Kifli – Hungarian Cookies
Kifli is another Hungarian Christmas tradition that I remember well, and they were always my favorite of the Christmas cookies. Growing up, we called them Kiffles, which is the anglicized version of Kifli.
I had never made them until long after my mother was gone, and reclaiming the recipe was not easy as my mother had about 10 different recipes from my aunts and other relatives. She had one labeled “My own special recipe”, that had graham cracker crumbs in at and some other things not in the other recipes, and I’m sure were not in the Kifli that I remember.
After a few years of experimentation with the different recipes and many failures, I finally settled on this one which produces Kifli closest to what I recall, and adjusted the recipe slightly in December 2014.
Kifli – Hungarian Cookies – Vegan Version
I don’t think my mother knew what a Vegan was and I’m sure making Vegan cookies never crossed her mind, although she was very health conscious in her cooking in her later years. But, times change and I have a number of friends who became Vegan this year, some of whom I have gifted at Christmas with nut roll and Kifli. I always like a challenge, so I decided to see if I could make both of these traditional Hungarian recipes in Vegan form. I made a batch of the cookies in Vegan form and my wife said they were better than what I made last year. So I made two batches of Vegan Kifli and two batches of Vegan nut roll. I had my oldest son taste both without telling him about the change and he though I really outdid myself this year. So, I was happy that the recipe worked and worked well.
I won’t publish the whole Vegan Kifli recipe here, just the Vegan substitutions and a few other notes. Refer to the original recipe for the technique, because it is the same for Vegan as the normal recipe.
Substitutions:
Use margarine or vegan butter in place of the butter, same amount.
Use almond milk in place of the milk.
To replace the two eggs, mix two tablespoons of ground Chia and Flax seeds (I used Raw Organics “Real Cold Milled Organic Golden Flax Seed & Organic Chia Seed”) with 6 Tablespoons of hot water and let it sit for about five minutes until thickened.

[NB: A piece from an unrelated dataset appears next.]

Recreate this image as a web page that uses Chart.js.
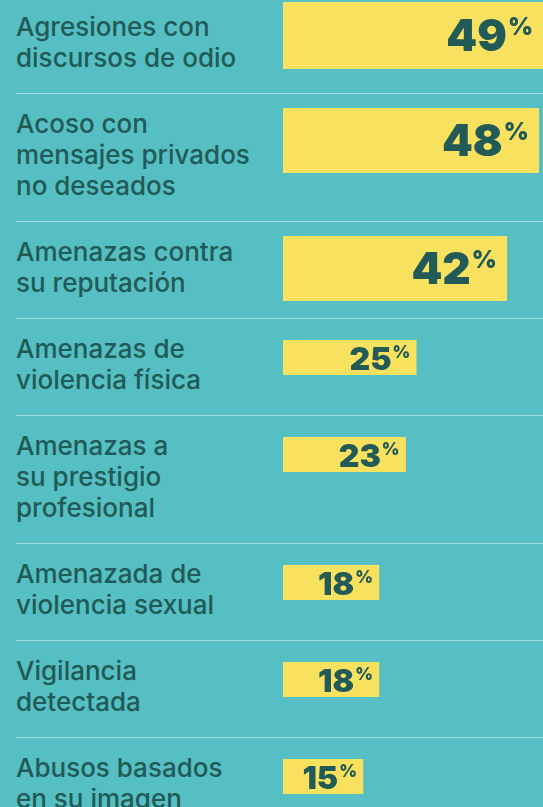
<!DOCTYPE html>
<html lang="es">
<head>
<meta charset="utf-8">
<script src="https://cdn.jsdelivr.net/npm/chart.js@4.4.1/dist/chart.umd.min.js"></script>
<style>
  html, body {
    margin: 0;
    padding: 0;
    background: #55bfc3;
    width: 543px;
    height: 807px;
    overflow: hidden;
  }
  .row {
    display: flex;
    align-items: flex-start;
    margin-left: 16px;
    padding: 14px 0 20px;
    border-bottom: 1px solid rgba(255, 255, 255, 0.45);
  }
  .row:first-child { padding-top: 11px; }
  .label {
    width: 267px;
    flex: none;
    font: 500 26px/31px Inter, "Noto Sans", sans-serif;
    color: #215a56;
    white-space: pre-line;
  }
  .bar { flex: none; width: 260px; height: 0; overflow: visible; }
  .bar canvas { display: block; }
  .bar.short { margin-top: 7px; }
  .row:first-child .bar { margin-top: -9px; }
</style>
</head>
<body>
<div id="chart"></div>
<script>
const categories = [
    'Agresiones con\ndiscursos de odio',
    'Acoso con\nmensajes privados\nno deseados',
    'Amenazas contra\nsu reputación',
    'Amenazas de\nviolencia física',
    'Amenazas a\nsu prestigio\nprofesional',
    'Amenazada de\nviolencia sexual',
    'Vigilancia\ndetectada',
    'Abusos basados\nen su imagen'
];
const values = [49, 48, 42, 25, 23, 18, 18, 15];

const xMax = 48.8;      // ancho de la columna de barras = 48.8 %
const destacados = 3;   // las tres primeras van en barra gruesa
const amarillo = '#f9e160';
const verde = '#215a56';

// cifra grande + "%" pequeño arriba, al final de la barra
const pctLabel = {
    id: 'pctLabel',
    afterDatasetsDraw(chart, args, opts) {
        const ctx = chart.ctx;
        const bar = chart.getDatasetMeta(0).data[0];
        const v = chart.data.datasets[0].data[0];
        const right = Math.min(bar.x, chart.chartArea.right) - opts.pad;
        ctx.save();
        ctx.fillStyle = verde;
        ctx.textAlign = 'right';
        ctx.textBaseline = 'alphabetic';
        ctx.font = `900 ${opts.pctSize}px Inter`;
        ctx.fillText('%', right, bar.y + opts.pctBase);
        const w = ctx.measureText('%').width;
        ctx.font = `900 ${opts.numSize}px Inter`;
        ctx.fillText(String(v), right - w - 1, bar.y + opts.numBase);
        ctx.restore();
    }
};

const cont = document.getElementById('chart');

categories.forEach((cat, i) => {
    const grande = i < destacados;
    const row = document.createElement('div');
    row.className = 'row';
    const label = document.createElement('div');
    label.className = 'label';
    label.textContent = cat;
    const barBox = document.createElement('div');
    barBox.className = 'bar ' + (grande ? 'tall' : 'short');
    const canvas = document.createElement('canvas');
    canvas.width = 260;
    canvas.height = grande ? (i === 0 ? 67 : 65) : 35;
    barBox.appendChild(canvas);
    row.appendChild(label);
    row.appendChild(barBox);
    cont.appendChild(row);

    new Chart(canvas, {
        type: 'bar',
        data: {
            labels: [cat],
            datasets: [{
                data: [values[i]],
                backgroundColor: amarillo,
                borderWidth: 0,
                barPercentage: 1,
                categoryPercentage: 1
            }]
        },
        options: {
            indexAxis: 'y',
            responsive: false,
            animation: false,
            events: [],
            layout: { padding: 0 },
            plugins: {
                legend: { display: false },
                tooltip: { enabled: false },
                pctLabel: grande
                    ? { pad: 10, numSize: 44, numBase: 15, pctSize: 24, pctBase: -0.5 }
                    : { pad: 6, numSize: 32, numBase: 12, pctSize: 17, pctBase: 0 }
            },
            scales: {
                x: { display: false, min: 0, max: xMax },
                y: { display: false }
            }
        },
        plugins: [pctLabel]
    });
});
</script>
</body>
</html>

The sour cream was a little more complicated. Start with a cup of raw cashews (Trader Joes has these at a good price) and cover with boiling water. Let soak for at least 30 minutes and then drain. Put them in a food processor with 1 Tablespoon of cider vinegar and 1 1/2 teaspoons of lemon juice and 1/8 teaspoon of salt. Blend to form a thick paste and then add water, 1 Tablespoon at a time and blend until the desired consistency is reached. You’ll need to add 3 to six Tablespoons.
Technique:
Everything else is the pretty much the same. Remember to keep the dough on the soft side. If it is too dry, it will be hard to roll. The only difference is that these cookies do not brown like the non-vegan recipe. So bake them for 20 minutes and adjust the baking time for your later batches if necessary. When I was baking multiple trays of cookies, I set the oven to convection cooking.